I caught myself doing it again last week. I was staring at an empty file, trying to figure out the right approach for a tricky refactoring problem. The kind of problem where you need to hold several moving pieces in your head at once and see how they connect. About three minutes in, my brain started reaching for the escape hatch. "Just describe it to the AI. Let the agent figure out the approach. You can review the output and iterate from there."
Three minutes. That's how long I lasted before the discomfort of not knowing became something I wanted to outsource.
The blank page escape hatch
I was listening to Cal Newport on the Modern Wisdom podcast recently, and he named something I'd been feeling but hadn't articulated. He argued that people are increasingly using AI to avoid cognitively demanding moments, not because the tool is bad, but because our brains are already so fried from context switching that the blank page feels unbearable.
Newport's data is striking: knowledge workers now switch to a different communication tool once every two minutes. The context switching is brutal and by the time you sit down to actually think about something, your brain is running on fumes.
Then AI offers the perfect escape. Instead of powering through those first painful minutes of loading a problem into your head, you offload it. The agent does the heavy lifting while you move on to the next thing.
Here's what I've started noticing, though. Those painful first minutes? That's not wasted time. That's your brain doing the most important work it does.
The strain is the signal
It takes 10 to 20 minutes for the human brain to fully load a complex, abstract problem. To inhibit all the unrelated circuits, activate the relevant context, and reach the state where ideas start flowing. Everyone knows this feeling: you sit down to write or design something, and the first 10 minutes are miserable. You're making no progress, everything feels forced, and you're convinced you have nothing useful to say. Then something shifts. The gears catch. And suddenly you're producing work that actually matters.
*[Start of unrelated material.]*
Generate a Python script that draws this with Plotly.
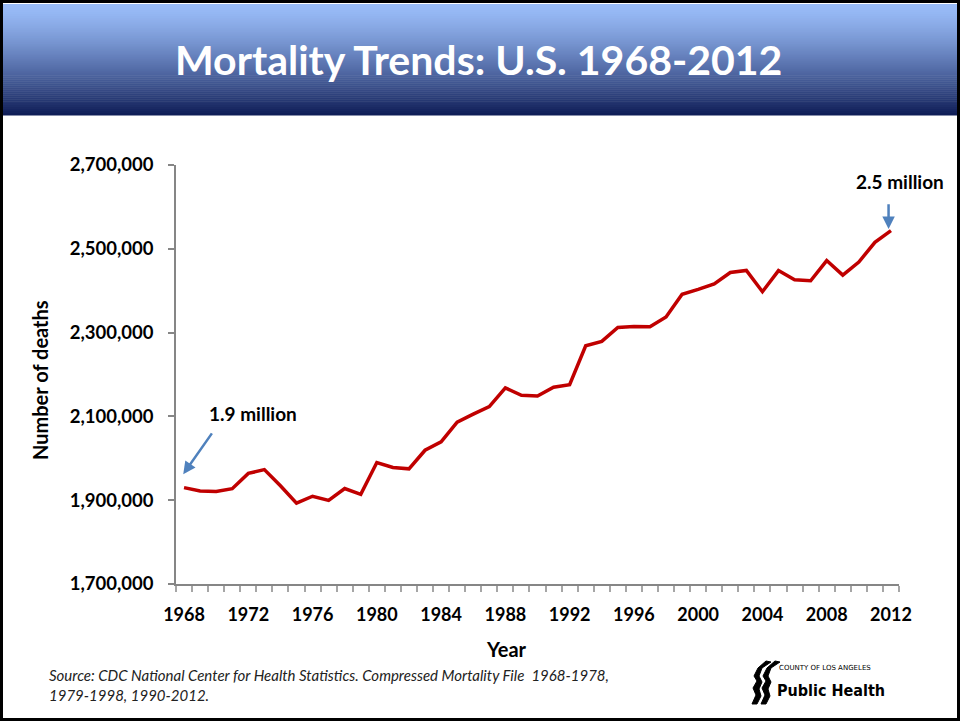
import plotly.graph_objects as go

# US deaths per year
YEARS = list(range(1968, 2013))
DEATHS = [
    1930082, 1921990, 1921031, 1927542, 1963944, 1973003, 1934388, 1892879,
    1909440, 1899597, 1927788, 1913841, 1989841, 1977981, 1974797, 2019201,
    2039369, 2086440, 2105361, 2123323, 2167999, 2150466, 2148463, 2169518,
    2175613, 2268553, 2278994, 2312132, 2314690, 2314245, 2337256, 2391399,
    2403351, 2416425, 2443387, 2448288, 2397615, 2448017, 2426264, 2423712,
    2471984, 2437163, 2468435, 2515458, 2543279,
]
Y_TICKS = [1700000, 1900000, 2100000, 2300000, 2500000, 2700000]
X_TICKS = list(range(1968, 2013, 4))

W, H = 960, 721
FONT = "Lato"


def px(x):
    return x / W


def py(y):
    return 1 - y / H


def path(points):
    # pixel points -> closed svg path in paper coords
    s = "M %.5f %.5f " % (px(points[0][0]), py(points[0][1]))
    for x, y in points[1:]:
        s += "L %.5f %.5f " % (px(x), py(y))
    return s + "Z"


def label(text, x, y, size, **kw):
    d = dict(text=text, xref="paper", yref="paper", x=px(x), y=py(y),
             xanchor="center", yanchor="middle", showarrow=False,
             font=dict(family=FONT, size=size, color="black"))
    d.update(kw)
    return d


fig = go.Figure()

fig.add_trace(go.Scatter(
    x=YEARS, y=DEATHS, mode="lines",
    line=dict(color="#c00000", width=3.5),
    showlegend=False, hoverinfo="x+y",
))

shapes = []
# title bar gradient, light blue at the top to navy at the bottom
top_c = (153, 188, 248)
bot_c = (16, 30, 88)
y0, y1 = 4, 115
n = 56
step = (y1 - y0) / n
for i in range(n):
    t = (i / (n - 1)) ** 1.3
    c = tuple(round(top_c[k] + (bot_c[k] - top_c[k]) * t) for k in range(3))
    shapes.append(dict(
        type="rect", xref="paper", yref="paper",
        x0=px(3), x1=px(957), y0=py(y0 + (i + 1) * step + 0.5), y1=py(y0 + i * step),
        fillcolor="rgb(%d,%d,%d)" % c, line=dict(width=0), layer="below",
    ))
# slide frame
shapes.append(dict(
    type="rect", xref="paper", yref="paper",
    x0=px(1.5), x1=px(958.5), y0=py(719.5), y1=py(1.5),
    line=dict(color="black", width=3), fillcolor="rgba(0,0,0,0)",
))
# logo profiles (rough)
for dx in (0, 9):
    pts = [(766 + dx, 661), (758 + dx, 668), (754 + dx, 676), (757 + dx, 681),
           (753 + dx, 688), (756 + dx, 695), (752 + dx, 704), (757 + dx, 704),
           (761 + dx, 696), (759 + dx, 689), (762 + dx, 682), (759 + dx, 676),
           (762 + dx, 668), (771 + dx, 662)]
    shapes.append(dict(type="path", xref="paper", yref="paper", path=path(pts),
                       fillcolor="black", line=dict(color="black", width=1)))

annotations = [
    label("<b>Mortality Trends: U.S. 1968-2012</b>", 478, 60, 41,
          font=dict(family=FONT, size=41, color="white")),
    label("<b>Number of deaths</b>", 40, 380, 20, textangle=-90),
    label("<b>Year</b>", 507, 649, 20),
    # callouts
    dict(text="<b>1.9 million</b>", x=1972.3, y=2108000, showarrow=False,
         xanchor="center", yanchor="middle",
         font=dict(family=FONT, size=19, color="black")),
    dict(text="", x=1967.95, y=1962000, ax=1969.8, ay=2063000,
         axref="x", ayref="y", showarrow=True, arrowhead=2, arrowsize=1,
         arrowwidth=2.5, arrowcolor="#4f81bd"),
    label("<b>2.5 million</b>", 900, 181, 19),
    dict(text="", x=2011.85, y=2547000, ax=2011.85, ay=2610000,
         axref="x", ayref="y", showarrow=True, arrowhead=2, arrowsize=1,
         arrowwidth=2.5, arrowcolor="#4f81bd"),
    # source and logo
    label("<i>Source: CDC National Center for Health Statistics. Compressed Mortality File  1968-1978,"
          "<br>1979-1998, 1990-2012.</i>", 47, 685, 15, xanchor="left", align="left",
          font=dict(family=FONT, size=15, color="#222222")),
    label("COUNTY OF LOS ANGELES", 777, 668, 7, xanchor="left",
          font=dict(family="DejaVu Sans", size=7, color="black")),
    label("<b>Public Health</b>", 775, 690, 16, xanchor="left",
          font=dict(family="DejaVu Sans Condensed", size=16, color="black")),
]

fig.update_layout(
    width=W, height=H,
    margin=dict(l=0, r=0, t=0, b=0),
    paper_bgcolor="white", plot_bgcolor="white",
    shapes=shapes, annotations=annotations,
    showlegend=False,
    xaxis=dict(
        domain=[px(176), px(899)], range=[1967.5, 2012.5], automargin=False,
        tickvals=X_TICKS, ticks="", showgrid=False, zeroline=False,
        showline=True, linecolor="#868686", linewidth=1.5,
        ticklabelstandoff=14,
        tickfont=dict(family=FONT, size=18, color="black", weight="bold"),
        minor=dict(ticks="outside", ticklen=6, tickcolor="#a6a6a6", tickwidth=1.5,
                   tick0=1967.5, dtick=1, showgrid=False),
    ),
    yaxis=dict(
        domain=[py(584), py(165)], range=[1700000, 2700000], automargin=False,
        tickvals=Y_TICKS, tickformat=",d", showgrid=False, zeroline=False,
        showline=True, linecolor="#868686", linewidth=1.5,
        ticks="outside", ticklen=6, tickcolor="#868686", tickwidth=1.5,
        ticklabelstandoff=11,
        tickfont=dict(family=FONT, size=18.5, color="black", weight="bold"),
    ),
)

fig.write_html(
    "out.html",
    config={"displayModeBar": False},
    post_script="document.body.style.margin='0';document.body.style.overflow='hidden';",
)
That initial strain isn't a bug. It's the cognitive equivalent of warming up before a workout. Skip it, and you never reach the state where real insight happens.
I wrote recently about the compulsion of unused credits, where I described how AI tools had turned me into a plate spinner, constantly offloading tasks and filling every freed-up moment with more work. What I didn't fully articulate there was what I was skipping in that loop. Each plate I spun carried an overhead tax: the mental cost of tracking it, checking back on it, deciding what to do with the output. Three agents running felt manageable. Eight felt like I was spending more energy managing the plates than doing any actual thinking. The gains aren't linear. Past a threshold, every new task you take on decreases your total output.
But the deeper cost was what I was skipping. I was skipping the strain. Every time I hit a hard moment and offloaded it to an agent, I was bypassing the exact cognitive process that produces my best thinking. The shower moment I described in that post, the idea that arrives uninvited during analog hours, that only happens when you've spent enough time under tension with a problem for your brain to keep processing it in the background.
Newport calls this the processor pipeline fallacy. Silicon Valley borrowed a metaphor from computer chip design: never let the pipeline sit empty, always keep something running. But a CPU can switch between unrelated commands in nanoseconds. A human brain needs 10 to 20 minutes. Treating yourself like a processor, always filling idle capacity, means you never reach the depth where the real breakthroughs live.
What gets lost
The Harvard Business Review coined the term "work slop" for this: AI-generated output that's produced quickly but is so shallow it makes everyone else's job harder. I think there's a personal version of this too. When I offload the hard thinking, the output I get back is competent but generic. It lacks the specific insight that comes from me having wrestled with the problem. The agent produces reasonable code, but it misses the architectural intuition that only surfaces after I've sat with the constraints long enough to feel them.
There's something Newport said that stuck with me: as AI handles more routine cognitive work, the ability to learn difficult things and sustain focus is becoming the scarcest professional skill. Not the most impressive, not the most rewarded (yet), but the scarcest. The people who can sit with a hard problem for an hour without reaching for the escape hatch will produce fundamentally different work than the people who can't.
Sitting with it
I don't have a productivity system for this. I'm not going to tell you to block your calendar or delete your AI subscription. What I've started doing is simpler: when I notice the urge to offload, I pause. I ask myself whether I'm reaching for the tool because it's genuinely the right approach, or because the blank page is uncomfortable and I want the discomfort to stop.
Sometimes the answer is that the tool is the right choice. Researching an unfamiliar API, generating boilerplate, exploring options I wouldn't have considered. These are legitimate uses that make me better.
But sometimes the answer is that I'm three minutes into a hard problem and I haven't given my brain the 20 minutes it needs to actually engage. In those moments, the most productive thing I can do is nothing. Sit with the discomfort. Let the gears catch. Trust that the strain is doing something, even when it doesn't feel like it.
The best ideas I've ever had didn't come from faster tools. They came from slower thinking. And I'm starting to suspect that the gap between the two is where the real work lives.